Politikaya yöneldiğinde ise sosyal medya Trump için daha da önem kazandı. Başkanı seçildikten sonra, Twitter ve Facebook’taki hâkimiyeti sayesinde, hesaplarını hiçbir dünya liderinin sahip olmadığı şekillerde kullandı. (…)
Trump’ın Twitter’dan çıkarılmasının en tahmin edilebilir sonucu (…) kendilerini Silikon Vadisi sansürünün kurbanları olarak gören muhafazakârlar için bir savaş narası haline gelmesidir.”
Tıpkı bir restoran sahibinin rezalet çıkaran bir müşterisini atabileceğinden hiç kimsenin şüphesi olmadığı gibi, Twitter ve Facebook gibi özel şirketlerin herhangi bir kullanıcıya bir platform sağlamak zorunda olduğuna kimse inanmıyor.
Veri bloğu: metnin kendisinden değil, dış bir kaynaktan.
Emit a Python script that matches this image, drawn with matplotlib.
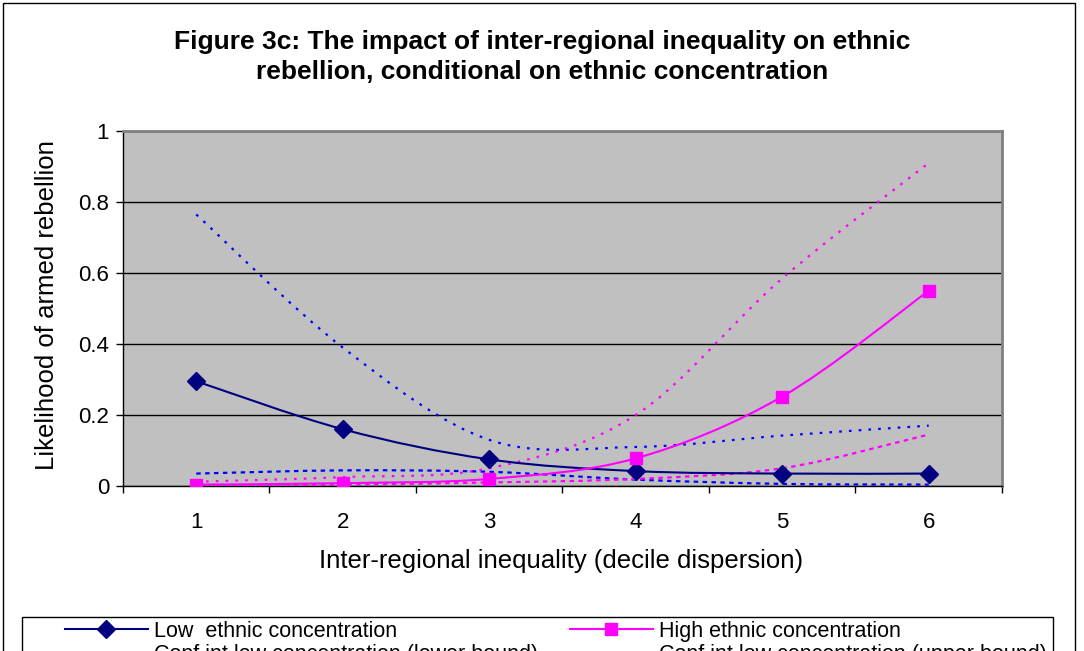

Ancak yalnızca yönetim kurullarına ve hissedarlarına karşı sorumlu olan, (…) seçilmemiş bir avuç teknoloji yöneticisinin bu kadar büyük bir güce sahip olup olmayacağına dair sorular meşrudur. Bu eylemler, sosyal medya şirketlerinin iş modellerinin temelde sağlıklı bir demokrasi ile uyumlu olup olmadığı (…) sorularını da gündeme getiriyor.
Kısa vadede, Twitter ve Facebook’un kaygan zemininde sansürden endişe duyan insanlar, Dorsey ve Zuckerberg’in fikir özgürlüğü rolünden nefret ettiği ve böyle görünmekten mümkün olduğunca kaçındıkları gerçeğiyle biraz rahatlayabilir. Onlara göre Trump vakası (…) başka hiçbir şeye benzemiyor ve onu yasaklama kararlarının emsal teşkil etmesi pek muhtemel değil.
Ancak bu, (…) Trump için züğürt tesellisi olacak. Başkan Twitter’ın yasağına karşı çıktı ve Beyaz Saray basın bürosu aracılığıyla “Kimse bizi SUSTURAMAYACAK!” mesajını paylaştı.
Ama onun asıl derdi de bu: Çoktan susturuldu.”
Bu yazı ilk kez 14 Ocak 2021’de yayımlanmıştır.